▸ **DIRECTIONS FOR THIS TASK**:
Repeat the data word for word. Do not include the pictures.

▸ **SOURCE EXCERPT**:
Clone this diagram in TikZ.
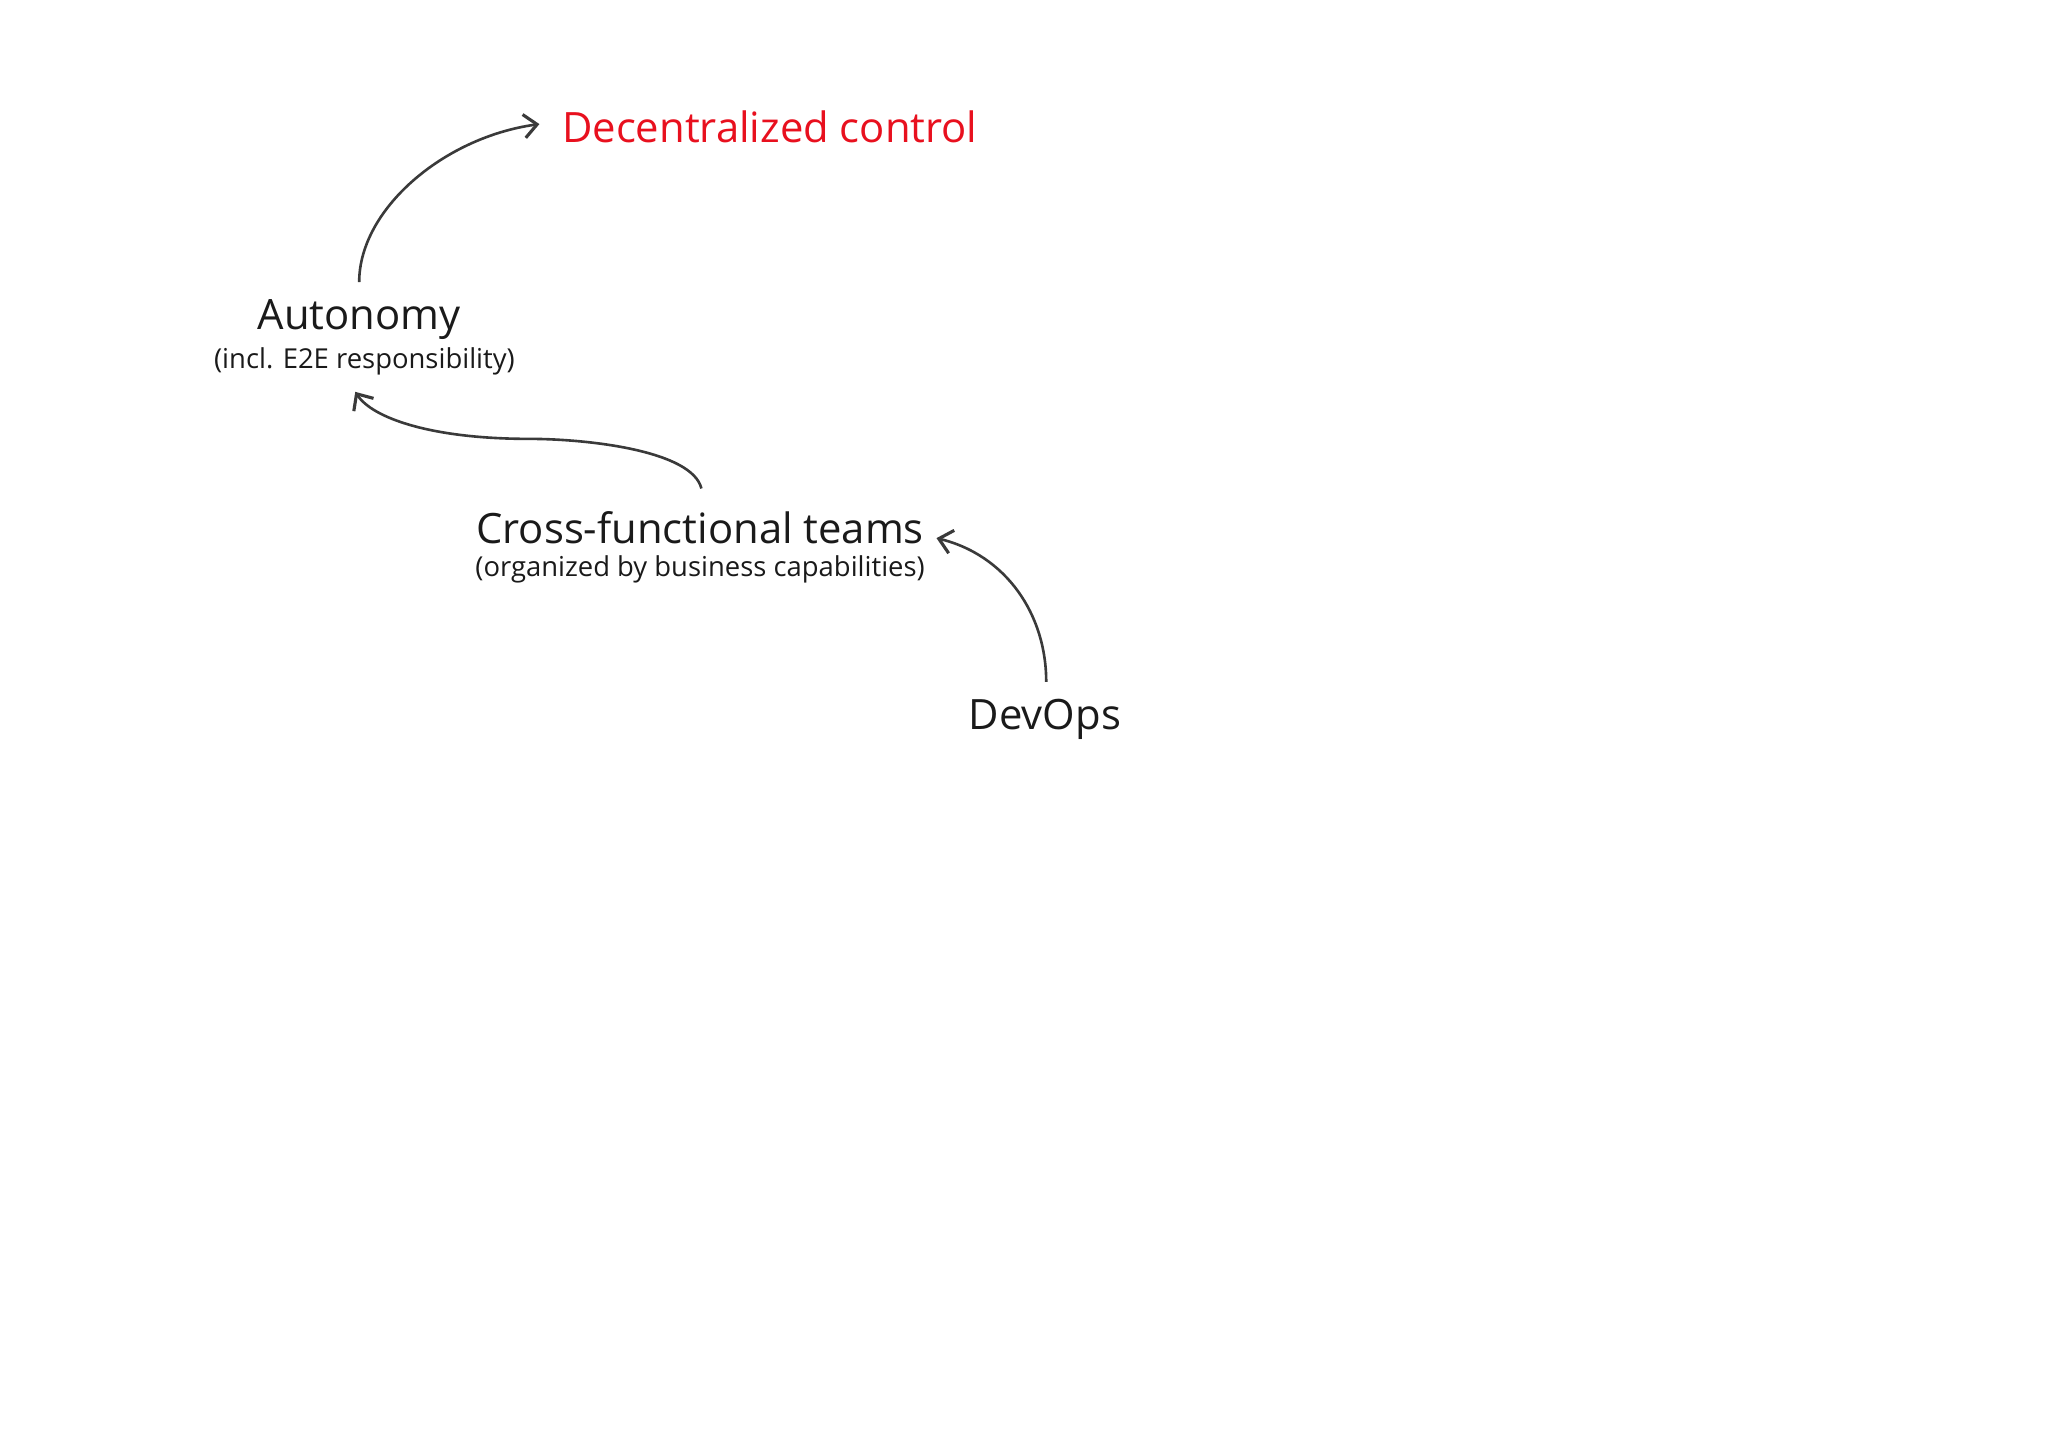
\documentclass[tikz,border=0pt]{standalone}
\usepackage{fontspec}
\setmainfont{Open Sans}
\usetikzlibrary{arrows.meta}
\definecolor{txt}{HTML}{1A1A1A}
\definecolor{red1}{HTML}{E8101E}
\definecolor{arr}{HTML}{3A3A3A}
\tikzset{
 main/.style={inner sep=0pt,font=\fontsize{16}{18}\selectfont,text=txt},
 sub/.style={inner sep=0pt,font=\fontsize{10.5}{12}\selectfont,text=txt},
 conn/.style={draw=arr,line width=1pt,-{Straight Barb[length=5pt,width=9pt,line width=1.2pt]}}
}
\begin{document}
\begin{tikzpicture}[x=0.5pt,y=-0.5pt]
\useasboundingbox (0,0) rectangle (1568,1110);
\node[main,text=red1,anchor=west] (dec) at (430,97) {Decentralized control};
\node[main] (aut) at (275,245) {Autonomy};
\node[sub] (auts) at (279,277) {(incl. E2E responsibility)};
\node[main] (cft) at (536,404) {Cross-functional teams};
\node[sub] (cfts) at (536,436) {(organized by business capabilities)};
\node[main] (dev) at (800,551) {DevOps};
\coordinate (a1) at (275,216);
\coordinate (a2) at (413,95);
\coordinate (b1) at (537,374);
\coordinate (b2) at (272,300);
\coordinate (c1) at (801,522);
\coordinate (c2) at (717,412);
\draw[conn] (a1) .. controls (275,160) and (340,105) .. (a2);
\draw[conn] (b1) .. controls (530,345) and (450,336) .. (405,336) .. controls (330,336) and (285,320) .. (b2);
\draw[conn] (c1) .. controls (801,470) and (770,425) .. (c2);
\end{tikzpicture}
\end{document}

▸ **FINISHED EXERCISE**:
Clone this diagram in TikZ.
\documentclass[tikz,border=0pt]{standalone}
\usepackage{fontspec}
\setmainfont{Open Sans}
\usetikzlibrary{arrows.meta}
\definecolor{txt}{HTML}{1A1A1A}
\definecolor{red1}{HTML}{E8101E}
\definecolor{arr}{HTML}{3A3A3A}
\tikzset{
 main/.style={inner sep=0pt,font=\fontsize{16}{18}\selectfont,text=txt},
 sub/.style={inner sep=0pt,font=\fontsize{10.5}{12}\selectfont,text=txt},
 conn/.style={draw=arr,line width=1pt,-{Straight Barb[length=5pt,width=9pt,line width=1.2pt]}}
}
\begin{document}
\begin{tikzpicture}[x=0.5pt,y=-0.5pt]
\useasboundingbox (0,0) rectangle (1568,1110);
\node[main,text=red1,anchor=west] (dec) at (430,97) {Decentralized control};
\node[main] (aut) at (275,245) {Autonomy};
\node[sub] (auts) at (279,277) {(incl. E2E responsibility)};
\node[main] (cft) at (536,404) {Cross-functional teams};
\node[sub] (cfts) at (536,436) {(organized by business capabilities)};
\node[main] (dev) at (800,551) {DevOps};
\coordinate (a1) at (275,216);
\coordinate (a2) at (413,95);
\coordinate (b1) at (537,374);
\coordinate (b2) at (272,300);
\coordinate (c1) at (801,522);
\coordinate (c2) at (717,412);
\draw[conn] (a1) .. controls (275,160) and (340,105) .. (a2);
\draw[conn] (b1) .. controls (530,345) and (450,336) .. (405,336) .. controls (330,336) and (285,320) .. (b2);
\draw[conn] (c1) .. controls (801,470) and (770,425) .. (c2);
\end{tikzpicture}
\end{document}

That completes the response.